The Recreation and Parks Department arranged for Vollmer's gift to be held in an account with the Baltimore City Foundation.

Vollmer attached just one condition to her gift: Matching funds must be raised. The city quickly agreed to provide $1 million in taxpayer funds.

By September 2006, the plans had expanded to include a 250-seat meeting hall, new offices for the Horticultural Society of Maryland and three other groups, and space for a gift shop and cafe. The 10,000-square-foot building, carved into a hillside, would include state-of-the-art environmental features, including composting toilets, geothermal heating and cooling, and a 5,000-square-foot, plant-covered "green" roof.

Instead of seeking competitive bids for the design work, the Department of Recreation and Parks steered the job to the Baltimore-based firm Grieves Worrall Wright & O'Hatnick, known as GWWO, which had worked on the arboretum master plan.

Project supervisor Gennady Schwartz, who headed the Recreation and Parks Department's capital projects division, said recently that because the money had been channeled through the Baltimore City Foundation, he believed that competitive bids were not required.

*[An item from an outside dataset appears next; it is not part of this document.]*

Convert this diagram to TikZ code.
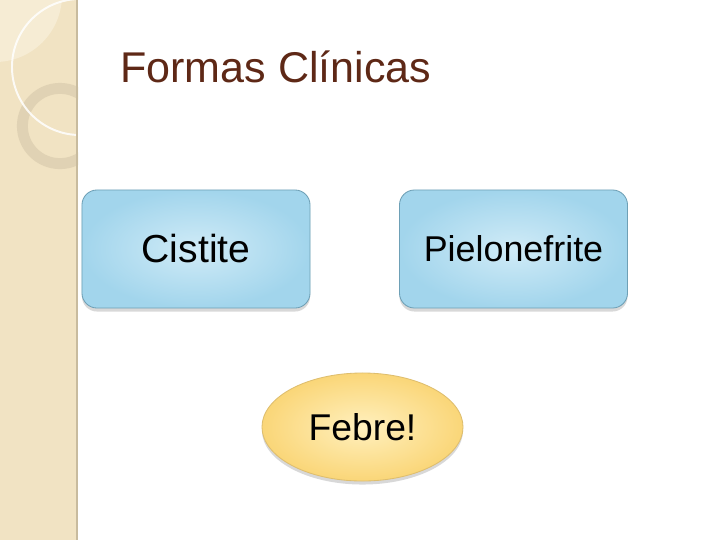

Yet the contract itself still had to be approved by the Board of Estimates. Schwartz and two others provided a different account of the architect's selection in a document they signed and submitted to the Board of Estimates. They said Vollmer had made the hiring of GWWO a condition of her gift. Then-Mayor O'Malley and then-City Council President Dixon were among the board members who unanimously approved the contract.

Interviewed recently, Vollmer told The Sun she required no such deal with GWWO or any other architect.